Запах первой зелени. Только-только набирающее силу солнце, играющее в светлых волосах, когда он выбивал ритм каблуками сапог в шупплатлере или кружил ее в лендлере, найдя ее, растерянную и перепуганную, в толпе других танцоров.
— Я здесь… я нашел тебя…
Даже сейчас, спустя два года, она могла закрыть глаза и без труда вернуться в то самое утро, когда он сидел на балконе, положив босые ноги на перила, и пил кофе. Почему нельзя было остановить время именно на этом моменте, когда она скользнула в его объятия и сидела на его коленях, слушая, как мерно бьется его сердце под тонким полотном майки? Когда весь мир остался где-то там, за невидимой стеной, а они были просто мужчиной и женщиной?
Как же ей не хватало его! До боли в мышцах, до сердечных судорог. Даже счастье от окончания войны было неполным без его присутствия рядом, за что она чувствовала себя виноватой. И она не хотела ни о чем думать, кроме него и их прошлого, потому что иначе нужно было принимать реальность потерь и решение о своем будущем.
А без него ей не хотелось… ничего не хотелось… вообще…
Теперь, когда не нужно было думать о том, как выжить самой и спасти других, хотелось только лежать и смотреть в потолок, мысленно возвращаясь в прошлое, где когда-то была так счастлива.
Только под вечер Лена поднялась с постели, чтобы помочь Кристль со скудным ужином и сервировкой стола. Они почти не говорили, и девушка была благодарна, что немка не интересуется тем, где она провела большую часть дня. Кристль только обняла ее крепко-крепко, а потом быстро отошла и заняла свое место за столом, боясь даже посмотреть на белого от злости и волнения Пауля, который не стал молчать в отличие от матери.
— Ты была в Дрездене. Да еще и тайком, — произнес он резко. — Зачем?
— Я хотела узнать, как мне вернуть свое имя и как можно уехать обратно, на Родину, — не стала отпираться Лена. — Только это и ничего более. Я бы не подвергла вас с Кристль опасности, поверь. Ни за что бы так не поступила.
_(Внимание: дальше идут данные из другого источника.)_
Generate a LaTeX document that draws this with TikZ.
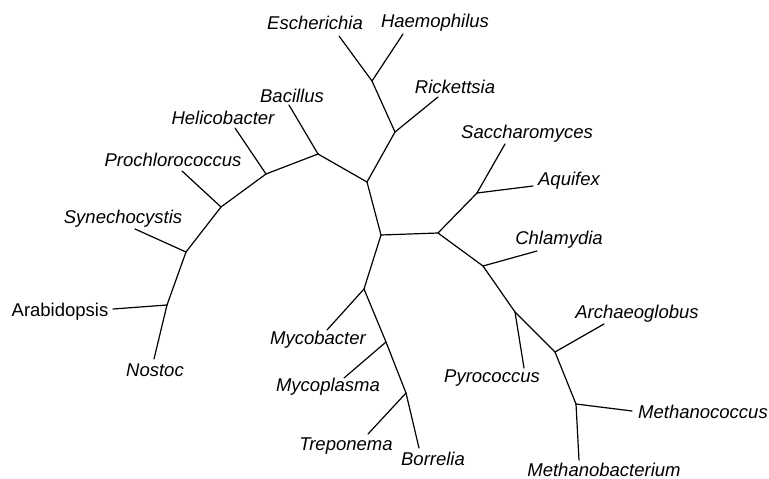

— Могу я спросить, на что ты рассчитывала тогда? Думаешь, Фрайталь настолько далеко от Дрездена, что никто не узнает, у кого скрывалась во время войны мнимая Хелена Хертц? Маме следовало рассказать мне раньше, какой безрассудной ты можешь быть, и сколько раз ты рисковала чужими жизнями ради своих интересов.
— Пауль, перестань! — оборвала его недовольная этими словами Кристль, но Лена лишь махнула рукой, мол, не надо, не стоит вмешиваться. Становиться в очередной раз предметом спора матери и сына ей вовсе не хотелось.
— Лена, я не желаю тебе зла, — произнес Пауль уже мягче. — Наоборот. Я не устану говорить тебе, как я признателен за то, что помогала отцу и сберегла жизнь моей матери. Именно поэтому я принял решение тогда о том, что не стоит называть твое имя русским. И не изменил его до сих пор. Особенно сейчас, когда у них в руках бумаги почти о каждом немце. Ты состояла в «Союзе немецких девушек», в твоем деле стоит штамп о приеме в Нацистскую женскую лигу [200]. Чем раньше ты поймешь, что лучше остаться здесь с нами, скрыв свое прежнее имя, тем лучше для тебя же. Ходят слухи, что люди, которые работали на нацистов, объявляются коллаборационистами, что они отправляются в лагеря в наказание за это. А ты не просто работала на немцев, Лена. Ты приняла немецкое имя, ты состояла в нацистской организации. Я могу понять причины этого. Но не уверен, что смогут сделать это русские. Подумай об этом.